## Material provided
———
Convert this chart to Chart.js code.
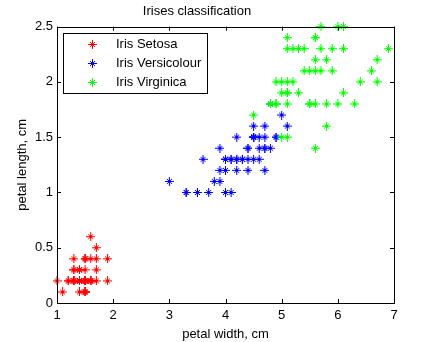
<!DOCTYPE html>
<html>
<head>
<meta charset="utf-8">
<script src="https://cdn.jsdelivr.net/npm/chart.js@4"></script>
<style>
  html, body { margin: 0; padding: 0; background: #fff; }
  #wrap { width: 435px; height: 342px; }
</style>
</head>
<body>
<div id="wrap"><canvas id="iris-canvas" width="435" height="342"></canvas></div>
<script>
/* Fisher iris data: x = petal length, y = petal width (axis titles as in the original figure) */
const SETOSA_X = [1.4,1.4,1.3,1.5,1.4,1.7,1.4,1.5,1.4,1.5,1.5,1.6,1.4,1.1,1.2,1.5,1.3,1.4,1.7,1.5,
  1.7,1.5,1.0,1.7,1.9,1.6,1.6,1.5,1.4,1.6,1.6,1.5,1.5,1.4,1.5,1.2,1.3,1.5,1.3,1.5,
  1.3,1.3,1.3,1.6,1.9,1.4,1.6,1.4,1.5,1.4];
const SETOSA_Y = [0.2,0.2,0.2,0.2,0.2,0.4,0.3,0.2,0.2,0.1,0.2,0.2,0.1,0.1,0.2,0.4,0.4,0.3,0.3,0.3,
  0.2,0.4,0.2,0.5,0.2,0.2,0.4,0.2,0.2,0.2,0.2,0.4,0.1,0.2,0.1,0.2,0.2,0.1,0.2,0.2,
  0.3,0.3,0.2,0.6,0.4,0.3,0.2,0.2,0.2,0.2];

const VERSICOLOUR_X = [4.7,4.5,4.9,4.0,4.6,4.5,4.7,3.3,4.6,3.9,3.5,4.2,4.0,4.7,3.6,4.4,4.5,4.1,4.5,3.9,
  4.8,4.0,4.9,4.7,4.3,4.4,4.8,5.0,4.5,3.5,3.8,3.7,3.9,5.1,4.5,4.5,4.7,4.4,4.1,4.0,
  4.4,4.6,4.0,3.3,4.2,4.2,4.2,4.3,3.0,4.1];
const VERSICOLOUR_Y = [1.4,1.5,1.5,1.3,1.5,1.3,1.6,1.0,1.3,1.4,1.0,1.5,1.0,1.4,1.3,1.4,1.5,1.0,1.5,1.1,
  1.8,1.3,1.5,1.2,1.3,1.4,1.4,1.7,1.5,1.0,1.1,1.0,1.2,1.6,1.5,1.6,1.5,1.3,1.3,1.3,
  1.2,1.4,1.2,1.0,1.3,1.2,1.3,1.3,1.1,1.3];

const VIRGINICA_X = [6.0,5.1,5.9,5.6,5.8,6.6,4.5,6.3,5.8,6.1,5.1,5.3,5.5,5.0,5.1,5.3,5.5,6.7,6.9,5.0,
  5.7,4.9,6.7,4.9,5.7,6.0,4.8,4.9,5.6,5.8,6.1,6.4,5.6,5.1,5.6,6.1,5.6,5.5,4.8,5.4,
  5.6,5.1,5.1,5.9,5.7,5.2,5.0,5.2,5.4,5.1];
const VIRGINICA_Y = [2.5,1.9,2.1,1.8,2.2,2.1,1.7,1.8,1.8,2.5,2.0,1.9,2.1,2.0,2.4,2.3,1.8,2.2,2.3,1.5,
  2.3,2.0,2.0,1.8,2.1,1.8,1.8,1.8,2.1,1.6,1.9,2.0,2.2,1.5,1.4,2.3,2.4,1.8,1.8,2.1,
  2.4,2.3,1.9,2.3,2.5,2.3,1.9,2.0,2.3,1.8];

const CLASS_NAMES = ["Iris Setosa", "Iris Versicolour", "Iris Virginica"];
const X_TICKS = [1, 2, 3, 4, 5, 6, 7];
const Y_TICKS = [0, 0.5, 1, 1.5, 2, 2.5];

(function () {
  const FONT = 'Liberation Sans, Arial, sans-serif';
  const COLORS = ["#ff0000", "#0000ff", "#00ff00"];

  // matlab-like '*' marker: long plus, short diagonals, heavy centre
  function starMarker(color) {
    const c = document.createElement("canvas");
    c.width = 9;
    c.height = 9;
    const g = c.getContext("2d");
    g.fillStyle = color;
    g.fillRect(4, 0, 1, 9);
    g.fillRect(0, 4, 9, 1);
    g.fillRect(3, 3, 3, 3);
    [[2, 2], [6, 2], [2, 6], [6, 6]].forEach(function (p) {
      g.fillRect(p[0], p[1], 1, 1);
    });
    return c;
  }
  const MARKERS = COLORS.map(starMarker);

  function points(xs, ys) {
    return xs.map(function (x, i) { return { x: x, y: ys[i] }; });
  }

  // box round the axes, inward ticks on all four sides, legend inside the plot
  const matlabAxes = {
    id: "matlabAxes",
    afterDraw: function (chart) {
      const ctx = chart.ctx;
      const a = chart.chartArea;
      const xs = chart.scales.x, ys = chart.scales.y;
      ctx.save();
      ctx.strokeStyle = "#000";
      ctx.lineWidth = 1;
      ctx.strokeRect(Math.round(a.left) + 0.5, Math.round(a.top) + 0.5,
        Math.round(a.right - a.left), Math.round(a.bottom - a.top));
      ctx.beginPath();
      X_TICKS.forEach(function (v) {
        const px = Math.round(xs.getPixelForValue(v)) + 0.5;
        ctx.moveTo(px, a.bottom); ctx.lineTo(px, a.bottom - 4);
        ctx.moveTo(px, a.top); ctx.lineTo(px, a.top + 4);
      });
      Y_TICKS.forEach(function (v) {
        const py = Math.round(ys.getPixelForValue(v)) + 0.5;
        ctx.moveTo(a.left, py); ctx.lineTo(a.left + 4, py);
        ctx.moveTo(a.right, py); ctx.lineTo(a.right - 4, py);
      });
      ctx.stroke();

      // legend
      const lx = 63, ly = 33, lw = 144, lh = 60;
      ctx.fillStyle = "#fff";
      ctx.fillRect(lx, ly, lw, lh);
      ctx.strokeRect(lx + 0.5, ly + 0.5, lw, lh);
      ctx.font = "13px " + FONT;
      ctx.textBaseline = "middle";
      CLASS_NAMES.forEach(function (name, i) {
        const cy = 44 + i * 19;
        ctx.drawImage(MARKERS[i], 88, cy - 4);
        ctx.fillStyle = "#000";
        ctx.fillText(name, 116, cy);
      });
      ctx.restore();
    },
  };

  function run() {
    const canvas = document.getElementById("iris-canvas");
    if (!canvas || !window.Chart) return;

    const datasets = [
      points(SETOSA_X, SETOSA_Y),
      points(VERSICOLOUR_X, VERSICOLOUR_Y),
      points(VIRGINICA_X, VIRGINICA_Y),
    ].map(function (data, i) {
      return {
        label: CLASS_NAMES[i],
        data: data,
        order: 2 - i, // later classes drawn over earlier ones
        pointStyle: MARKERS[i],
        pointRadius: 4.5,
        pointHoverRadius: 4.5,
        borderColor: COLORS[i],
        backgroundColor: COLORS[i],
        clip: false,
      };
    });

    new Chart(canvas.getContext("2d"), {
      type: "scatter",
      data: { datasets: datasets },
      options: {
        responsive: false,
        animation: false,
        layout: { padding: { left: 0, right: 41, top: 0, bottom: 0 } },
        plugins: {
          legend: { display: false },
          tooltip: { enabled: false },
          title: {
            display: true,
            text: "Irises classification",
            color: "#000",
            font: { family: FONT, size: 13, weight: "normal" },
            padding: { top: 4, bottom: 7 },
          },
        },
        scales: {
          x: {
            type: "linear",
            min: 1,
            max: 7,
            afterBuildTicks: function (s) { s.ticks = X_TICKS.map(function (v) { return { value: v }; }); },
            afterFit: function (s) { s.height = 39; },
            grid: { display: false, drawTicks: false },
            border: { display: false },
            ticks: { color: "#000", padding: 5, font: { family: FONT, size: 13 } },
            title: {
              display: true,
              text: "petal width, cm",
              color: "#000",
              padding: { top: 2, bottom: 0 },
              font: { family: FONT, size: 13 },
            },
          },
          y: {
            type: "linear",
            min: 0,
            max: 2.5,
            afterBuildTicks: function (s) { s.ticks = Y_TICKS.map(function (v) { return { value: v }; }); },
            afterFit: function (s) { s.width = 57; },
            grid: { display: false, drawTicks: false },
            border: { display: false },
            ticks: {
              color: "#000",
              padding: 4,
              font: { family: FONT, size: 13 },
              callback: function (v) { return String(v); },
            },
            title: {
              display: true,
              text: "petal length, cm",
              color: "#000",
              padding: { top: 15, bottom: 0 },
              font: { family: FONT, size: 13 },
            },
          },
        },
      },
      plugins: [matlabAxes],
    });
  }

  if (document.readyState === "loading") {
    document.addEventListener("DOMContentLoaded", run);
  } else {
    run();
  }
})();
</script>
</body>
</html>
———
## To do
Repeat exactly and only the lines from the start of the data above through the line that holds "1.2,1.4,1.2,1.0,1.3,1.2,1.3,1.3,1.1,1.3];", inclusive. Pictures do not belong in the copy.

## The solution
Convert this chart to Chart.js code.
<!DOCTYPE html>
<html>
<head>
<meta charset="utf-8">
<script src="https://cdn.jsdelivr.net/npm/chart.js@4"></script>
<style>
  html, body { margin: 0; padding: 0; background: #fff; }
  #wrap { width: 435px; height: 342px; }
</style>
</head>
<body>
<div id="wrap"><canvas id="iris-canvas" width="435" height="342"></canvas></div>
<script>
/* Fisher iris data: x = petal length, y = petal width (axis titles as in the original figure) */
const SETOSA_X = [1.4,1.4,1.3,1.5,1.4,1.7,1.4,1.5,1.4,1.5,1.5,1.6,1.4,1.1,1.2,1.5,1.3,1.4,1.7,1.5,
  1.7,1.5,1.0,1.7,1.9,1.6,1.6,1.5,1.4,1.6,1.6,1.5,1.5,1.4,1.5,1.2,1.3,1.5,1.3,1.5,
  1.3,1.3,1.3,1.6,1.9,1.4,1.6,1.4,1.5,1.4];
const SETOSA_Y = [0.2,0.2,0.2,0.2,0.2,0.4,0.3,0.2,0.2,0.1,0.2,0.2,0.1,0.1,0.2,0.4,0.4,0.3,0.3,0.3,
  0.2,0.4,0.2,0.5,0.2,0.2,0.4,0.2,0.2,0.2,0.2,0.4,0.1,0.2,0.1,0.2,0.2,0.1,0.2,0.2,
  0.3,0.3,0.2,0.6,0.4,0.3,0.2,0.2,0.2,0.2];

const VERSICOLOUR_X = [4.7,4.5,4.9,4.0,4.6,4.5,4.7,3.3,4.6,3.9,3.5,4.2,4.0,4.7,3.6,4.4,4.5,4.1,4.5,3.9,
  4.8,4.0,4.9,4.7,4.3,4.4,4.8,5.0,4.5,3.5,3.8,3.7,3.9,5.1,4.5,4.5,4.7,4.4,4.1,4.0,
  4.4,4.6,4.0,3.3,4.2,4.2,4.2,4.3,3.0,4.1];
const VERSICOLOUR_Y = [1.4,1.5,1.5,1.3,1.5,1.3,1.6,1.0,1.3,1.4,1.0,1.5,1.0,1.4,1.3,1.4,1.5,1.0,1.5,1.1,
  1.8,1.3,1.5,1.2,1.3,1.4,1.4,1.7,1.5,1.0,1.1,1.0,1.2,1.6,1.5,1.6,1.5,1.3,1.3,1.3,
  1.2,1.4,1.2,1.0,1.3,1.2,1.3,1.3,1.1,1.3];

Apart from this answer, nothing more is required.